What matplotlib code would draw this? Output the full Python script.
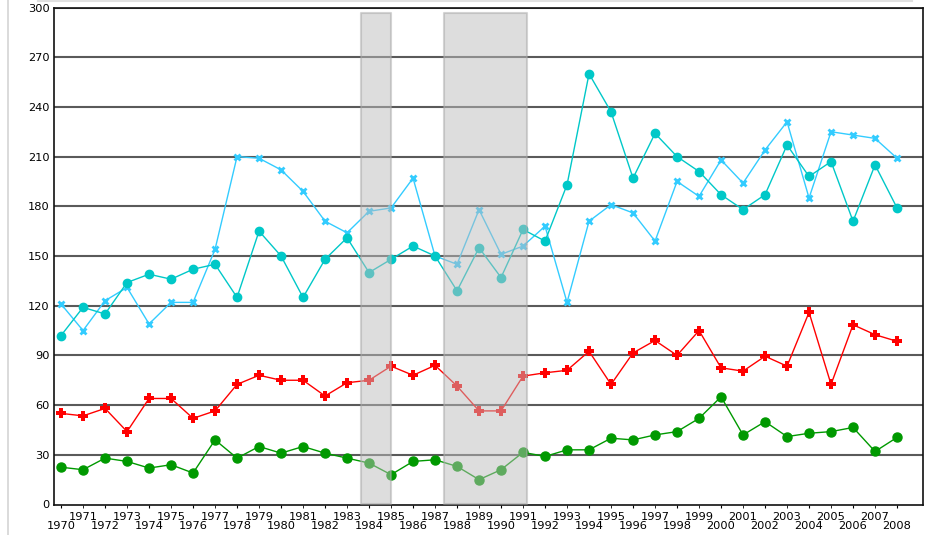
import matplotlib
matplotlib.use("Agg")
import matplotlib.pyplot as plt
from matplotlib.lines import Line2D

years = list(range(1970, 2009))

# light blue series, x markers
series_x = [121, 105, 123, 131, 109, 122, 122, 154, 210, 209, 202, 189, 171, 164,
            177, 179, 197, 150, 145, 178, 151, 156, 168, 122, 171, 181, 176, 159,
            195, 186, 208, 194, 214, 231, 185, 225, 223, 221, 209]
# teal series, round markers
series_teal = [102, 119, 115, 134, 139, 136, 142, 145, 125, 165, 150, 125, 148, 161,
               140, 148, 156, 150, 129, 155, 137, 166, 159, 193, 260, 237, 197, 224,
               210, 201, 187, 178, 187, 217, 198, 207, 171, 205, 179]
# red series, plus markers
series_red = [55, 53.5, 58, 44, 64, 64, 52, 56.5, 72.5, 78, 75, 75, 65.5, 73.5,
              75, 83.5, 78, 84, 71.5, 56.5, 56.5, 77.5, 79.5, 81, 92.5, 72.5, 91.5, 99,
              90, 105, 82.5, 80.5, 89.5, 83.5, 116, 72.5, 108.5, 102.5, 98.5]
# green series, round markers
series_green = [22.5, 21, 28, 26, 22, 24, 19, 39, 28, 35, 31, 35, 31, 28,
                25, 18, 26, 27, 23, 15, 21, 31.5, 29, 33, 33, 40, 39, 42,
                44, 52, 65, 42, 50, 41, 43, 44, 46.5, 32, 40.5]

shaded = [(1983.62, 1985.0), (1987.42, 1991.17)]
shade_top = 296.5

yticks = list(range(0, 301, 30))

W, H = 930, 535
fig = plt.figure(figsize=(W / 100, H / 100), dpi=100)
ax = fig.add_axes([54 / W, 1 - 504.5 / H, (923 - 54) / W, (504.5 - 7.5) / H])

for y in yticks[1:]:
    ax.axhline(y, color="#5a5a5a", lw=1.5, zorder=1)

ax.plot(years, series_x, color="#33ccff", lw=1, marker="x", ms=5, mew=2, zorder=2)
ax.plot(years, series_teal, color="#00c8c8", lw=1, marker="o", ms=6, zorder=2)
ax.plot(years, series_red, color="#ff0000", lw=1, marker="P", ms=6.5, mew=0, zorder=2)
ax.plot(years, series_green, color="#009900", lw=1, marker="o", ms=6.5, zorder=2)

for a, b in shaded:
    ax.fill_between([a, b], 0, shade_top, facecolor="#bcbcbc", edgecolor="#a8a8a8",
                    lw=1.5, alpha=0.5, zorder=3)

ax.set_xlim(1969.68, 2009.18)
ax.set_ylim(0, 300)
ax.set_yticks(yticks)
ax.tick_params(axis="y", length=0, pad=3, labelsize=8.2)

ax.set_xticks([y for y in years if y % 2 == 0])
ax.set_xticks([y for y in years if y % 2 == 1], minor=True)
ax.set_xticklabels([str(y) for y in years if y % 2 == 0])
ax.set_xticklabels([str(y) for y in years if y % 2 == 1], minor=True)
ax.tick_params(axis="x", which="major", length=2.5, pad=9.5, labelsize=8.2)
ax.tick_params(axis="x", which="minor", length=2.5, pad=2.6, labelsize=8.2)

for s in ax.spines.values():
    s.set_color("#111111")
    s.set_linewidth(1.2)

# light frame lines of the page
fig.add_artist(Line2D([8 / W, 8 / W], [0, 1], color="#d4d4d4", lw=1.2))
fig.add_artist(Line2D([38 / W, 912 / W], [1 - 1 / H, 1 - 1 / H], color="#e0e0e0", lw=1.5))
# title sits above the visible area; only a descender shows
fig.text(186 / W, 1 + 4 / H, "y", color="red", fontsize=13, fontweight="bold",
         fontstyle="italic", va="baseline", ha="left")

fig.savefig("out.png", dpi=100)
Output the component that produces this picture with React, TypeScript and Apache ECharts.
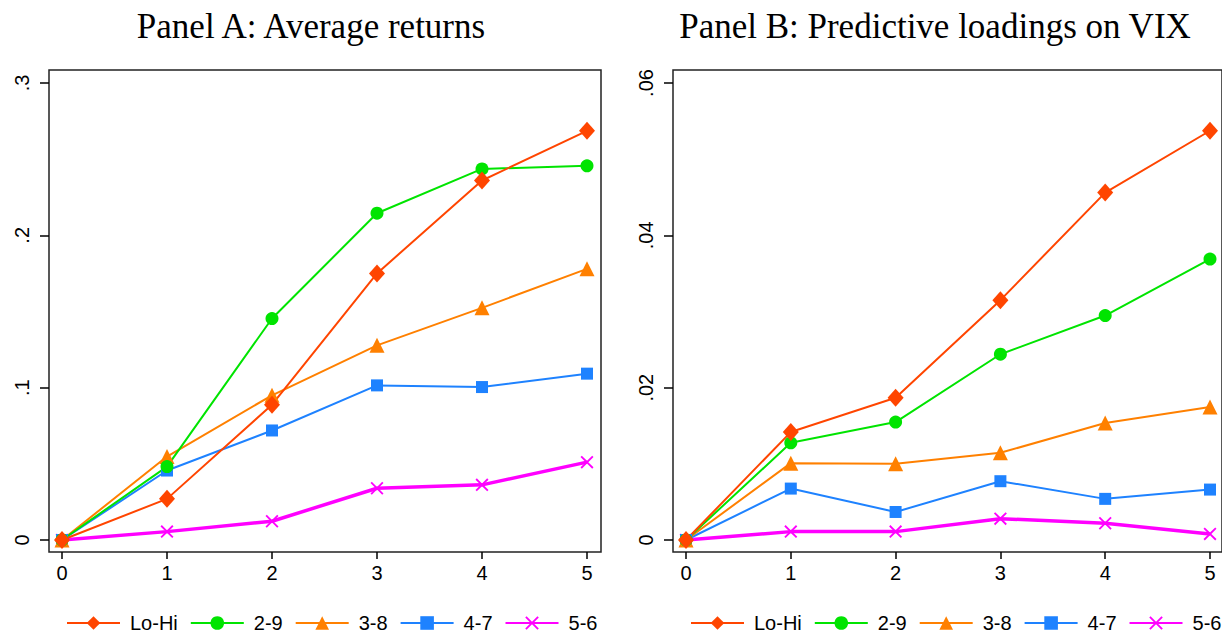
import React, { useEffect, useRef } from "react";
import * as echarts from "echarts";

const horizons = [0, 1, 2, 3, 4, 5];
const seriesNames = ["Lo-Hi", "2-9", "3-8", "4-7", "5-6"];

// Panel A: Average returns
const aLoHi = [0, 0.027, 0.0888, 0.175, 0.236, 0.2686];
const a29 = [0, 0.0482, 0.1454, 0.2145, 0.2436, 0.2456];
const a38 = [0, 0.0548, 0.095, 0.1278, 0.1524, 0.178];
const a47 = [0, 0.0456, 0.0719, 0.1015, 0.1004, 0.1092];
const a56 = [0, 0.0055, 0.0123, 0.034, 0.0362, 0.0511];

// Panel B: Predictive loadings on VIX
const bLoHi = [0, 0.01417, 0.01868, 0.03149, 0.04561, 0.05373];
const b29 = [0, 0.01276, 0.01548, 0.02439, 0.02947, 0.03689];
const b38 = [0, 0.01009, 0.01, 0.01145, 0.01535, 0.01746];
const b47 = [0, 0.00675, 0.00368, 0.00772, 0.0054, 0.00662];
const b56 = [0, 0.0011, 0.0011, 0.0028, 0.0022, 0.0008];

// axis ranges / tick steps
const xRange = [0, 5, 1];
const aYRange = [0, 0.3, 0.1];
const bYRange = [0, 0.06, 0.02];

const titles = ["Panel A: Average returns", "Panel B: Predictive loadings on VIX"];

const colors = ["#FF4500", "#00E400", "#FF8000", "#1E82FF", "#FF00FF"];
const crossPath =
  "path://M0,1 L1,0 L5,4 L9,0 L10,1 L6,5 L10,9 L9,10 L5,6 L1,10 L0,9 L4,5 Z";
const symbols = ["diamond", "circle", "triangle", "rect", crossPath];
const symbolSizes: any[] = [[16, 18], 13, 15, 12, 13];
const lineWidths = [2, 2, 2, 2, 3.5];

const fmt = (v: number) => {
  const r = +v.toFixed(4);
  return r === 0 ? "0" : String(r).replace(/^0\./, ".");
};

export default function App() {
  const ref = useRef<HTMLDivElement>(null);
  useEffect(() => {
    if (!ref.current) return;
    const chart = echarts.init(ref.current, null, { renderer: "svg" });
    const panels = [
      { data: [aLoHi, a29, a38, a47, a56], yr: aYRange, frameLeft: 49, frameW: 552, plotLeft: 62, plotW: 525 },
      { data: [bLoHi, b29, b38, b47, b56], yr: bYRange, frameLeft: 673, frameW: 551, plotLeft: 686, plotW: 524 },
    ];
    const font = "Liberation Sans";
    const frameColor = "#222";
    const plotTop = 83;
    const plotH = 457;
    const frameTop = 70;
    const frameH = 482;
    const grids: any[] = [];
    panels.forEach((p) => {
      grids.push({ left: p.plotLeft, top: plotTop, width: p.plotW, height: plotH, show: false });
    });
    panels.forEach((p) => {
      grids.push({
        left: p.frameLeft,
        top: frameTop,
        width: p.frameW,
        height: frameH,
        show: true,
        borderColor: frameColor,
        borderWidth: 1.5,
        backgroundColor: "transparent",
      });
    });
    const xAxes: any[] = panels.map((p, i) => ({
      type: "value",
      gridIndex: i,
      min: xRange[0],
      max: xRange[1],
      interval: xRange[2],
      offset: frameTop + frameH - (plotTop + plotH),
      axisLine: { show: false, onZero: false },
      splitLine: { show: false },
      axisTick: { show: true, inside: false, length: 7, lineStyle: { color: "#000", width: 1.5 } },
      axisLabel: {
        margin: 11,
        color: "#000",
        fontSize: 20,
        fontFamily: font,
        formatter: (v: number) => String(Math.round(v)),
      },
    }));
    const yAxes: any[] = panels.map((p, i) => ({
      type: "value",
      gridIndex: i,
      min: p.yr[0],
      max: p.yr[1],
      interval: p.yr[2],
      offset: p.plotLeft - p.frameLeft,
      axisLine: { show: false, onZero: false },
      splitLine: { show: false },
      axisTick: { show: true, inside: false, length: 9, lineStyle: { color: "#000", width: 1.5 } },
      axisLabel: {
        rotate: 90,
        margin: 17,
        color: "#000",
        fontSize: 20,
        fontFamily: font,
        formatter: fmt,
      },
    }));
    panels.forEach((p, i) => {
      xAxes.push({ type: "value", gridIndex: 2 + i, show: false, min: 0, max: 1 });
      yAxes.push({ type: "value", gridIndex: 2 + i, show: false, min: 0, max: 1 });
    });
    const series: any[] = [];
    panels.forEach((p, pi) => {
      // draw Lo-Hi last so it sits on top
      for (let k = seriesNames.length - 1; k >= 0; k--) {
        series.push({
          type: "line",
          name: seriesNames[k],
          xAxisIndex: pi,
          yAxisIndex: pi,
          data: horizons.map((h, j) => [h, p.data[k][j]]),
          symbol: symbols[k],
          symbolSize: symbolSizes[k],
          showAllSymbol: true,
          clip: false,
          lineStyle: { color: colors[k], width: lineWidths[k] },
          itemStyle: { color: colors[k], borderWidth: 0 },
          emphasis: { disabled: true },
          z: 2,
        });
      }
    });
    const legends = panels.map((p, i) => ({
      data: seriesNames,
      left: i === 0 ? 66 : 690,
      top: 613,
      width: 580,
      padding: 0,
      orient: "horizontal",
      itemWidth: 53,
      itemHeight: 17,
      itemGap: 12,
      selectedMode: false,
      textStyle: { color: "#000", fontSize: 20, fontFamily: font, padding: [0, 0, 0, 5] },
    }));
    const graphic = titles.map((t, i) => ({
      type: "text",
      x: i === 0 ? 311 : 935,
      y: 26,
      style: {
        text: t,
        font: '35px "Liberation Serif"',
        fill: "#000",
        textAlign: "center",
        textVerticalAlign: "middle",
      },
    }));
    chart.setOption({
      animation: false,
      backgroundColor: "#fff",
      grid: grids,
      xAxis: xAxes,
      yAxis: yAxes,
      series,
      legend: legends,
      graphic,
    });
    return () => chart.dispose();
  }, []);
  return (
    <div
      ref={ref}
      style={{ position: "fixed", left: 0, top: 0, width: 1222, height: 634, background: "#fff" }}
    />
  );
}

Stated task
Skip the pictures, please, and transcribe only the lines from the beginning of the material through the one that contains "ax = fig.add_axes([54".

Answer to this problem
What matplotlib code would draw this? Output the full Python script.
import matplotlib
matplotlib.use("Agg")
import matplotlib.pyplot as plt
from matplotlib.lines import Line2D

years = list(range(1970, 2009))

# light blue series, x markers
series_x = [121, 105, 123, 131, 109, 122, 122, 154, 210, 209, 202, 189, 171, 164,
            177, 179, 197, 150, 145, 178, 151, 156, 168, 122, 171, 181, 176, 159,
            195, 186, 208, 194, 214, 231, 185, 225, 223, 221, 209]
# teal series, round markers
series_teal = [102, 119, 115, 134, 139, 136, 142, 145, 125, 165, 150, 125, 148, 161,
               140, 148, 156, 150, 129, 155, 137, 166, 159, 193, 260, 237, 197, 224,
               210, 201, 187, 178, 187, 217, 198, 207, 171, 205, 179]
# red series, plus markers
series_red = [55, 53.5, 58, 44, 64, 64, 52, 56.5, 72.5, 78, 75, 75, 65.5, 73.5,
              75, 83.5, 78, 84, 71.5, 56.5, 56.5, 77.5, 79.5, 81, 92.5, 72.5, 91.5, 99,
              90, 105, 82.5, 80.5, 89.5, 83.5, 116, 72.5, 108.5, 102.5, 98.5]
# green series, round markers
series_green = [22.5, 21, 28, 26, 22, 24, 19, 39, 28, 35, 31, 35, 31, 28,
                25, 18, 26, 27, 23, 15, 21, 31.5, 29, 33, 33, 40, 39, 42,
                44, 52, 65, 42, 50, 41, 43, 44, 46.5, 32, 40.5]

shaded = [(1983.62, 1985.0), (1987.42, 1991.17)]
shade_top = 296.5

yticks = list(range(0, 301, 30))

W, H = 930, 535
fig = plt.figure(figsize=(W / 100, H / 100), dpi=100)
ax = fig.add_axes([54 / W, 1 - 504.5 / H, (923 - 54) / W, (504.5 - 7.5) / H])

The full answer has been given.